In den folgenden Jahren entwickelte Parsch seine Chormesse weiter. Daneben schuf er für weniger geschulte Gemeinden eine einfachere Form: die Betsingmesse, bei der anstelle von Propriumsgesängen (mitunter auch Gloria und Sanctus) deutschsprachige Kirchenlieder erklangen. Allerdings bevorzugte Parsch Lieder, die den vorgesehenen liturgischen Texten möglichst nahekamen – und da es solche kaum gab, beauftragte er den St. Pöltner Theologieprofessor Karl B. Frank, Paraphrasen auf bekannte Kirchenlied-Melodien zu dichten. Gesammelt erschienen sie 1937 im "Meßsingbuch".
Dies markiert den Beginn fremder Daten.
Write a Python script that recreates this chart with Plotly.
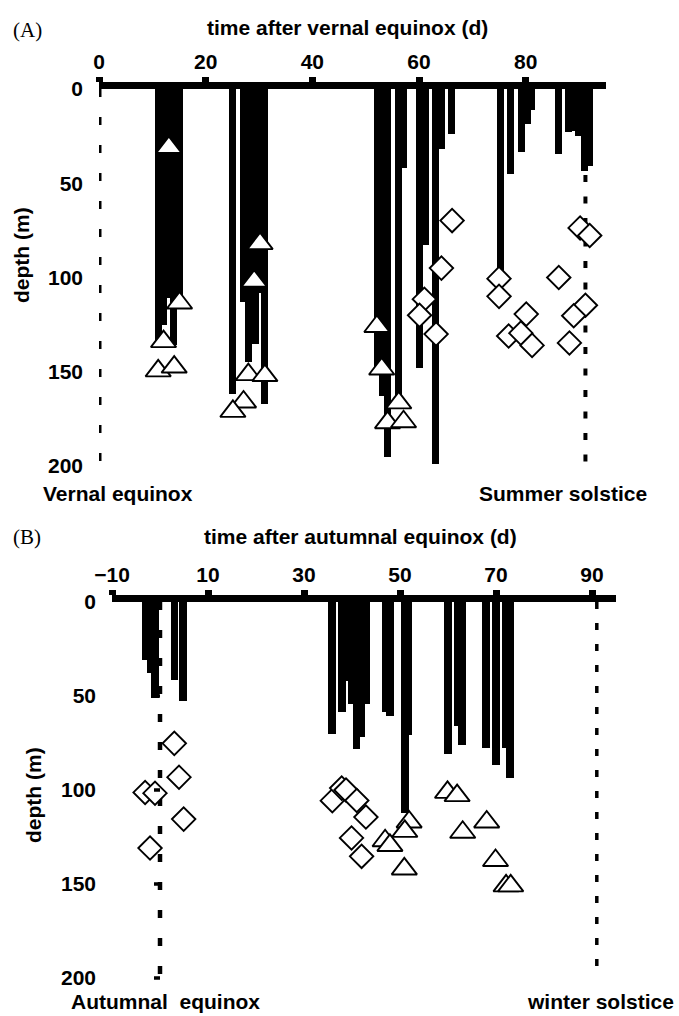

Vom Katholikentag zum Konzil
Die Betsingmesse empfing ihre "Feuertaufe" (Parsch) als Hauptgottesdienst des Wiener Katholikentags 1933 vor Schloss Schönbrunn mit über 200.000 Teilnehmenden. Dieser Gottesdienst wurde – ein Novum! – sogar im Rundfunk übertragen und dadurch weit über Wien hinaus bekannt. "Von allen Pionieren der Liturgischen Bewegung", so der Salzburger Liturgiewissenschaftler Rudolf Pacik in seinem Aufsatz über "Pius Parschs Modelle für die tätige Teilnahme des Volkes an der Messe" (2014), habe Parsch "am stärksten in die Breite und in das ganze deutsche Sprachgebiet hinein gewirkt" und der Liturgiereform des Zweiten Vatikanischen Konzils den Weg bereitet. Für viele Gemeinden, die an Parschs Gottesdienstmodelle gewöhnt waren, war die Umstellung gar nicht so groß, denn hier betete und sang das Volk die ihm zukommenden Teile der Messe schon längst auf Deutsch – nur eben im Wechsel mit einem Vorbeter und parallel zur lateinischen stillen Messe des Priesters. Mit dem Konzil wurden zwar die Klosterneuburger Messformen obsolet, denn nun konnte die ganze Gemeinde (einschl. Zelebrant) die Messe in deutscher Sprache feiern. Bis heute überlebt haben aber Gollers Gesänge, die er für die erste volksliturgische Messe in Klosterneuburg komponierte: Unter dem Titel "Leopold-Messe" stehen sie auch im neuen "Gotteslob" (Nr. 137–139).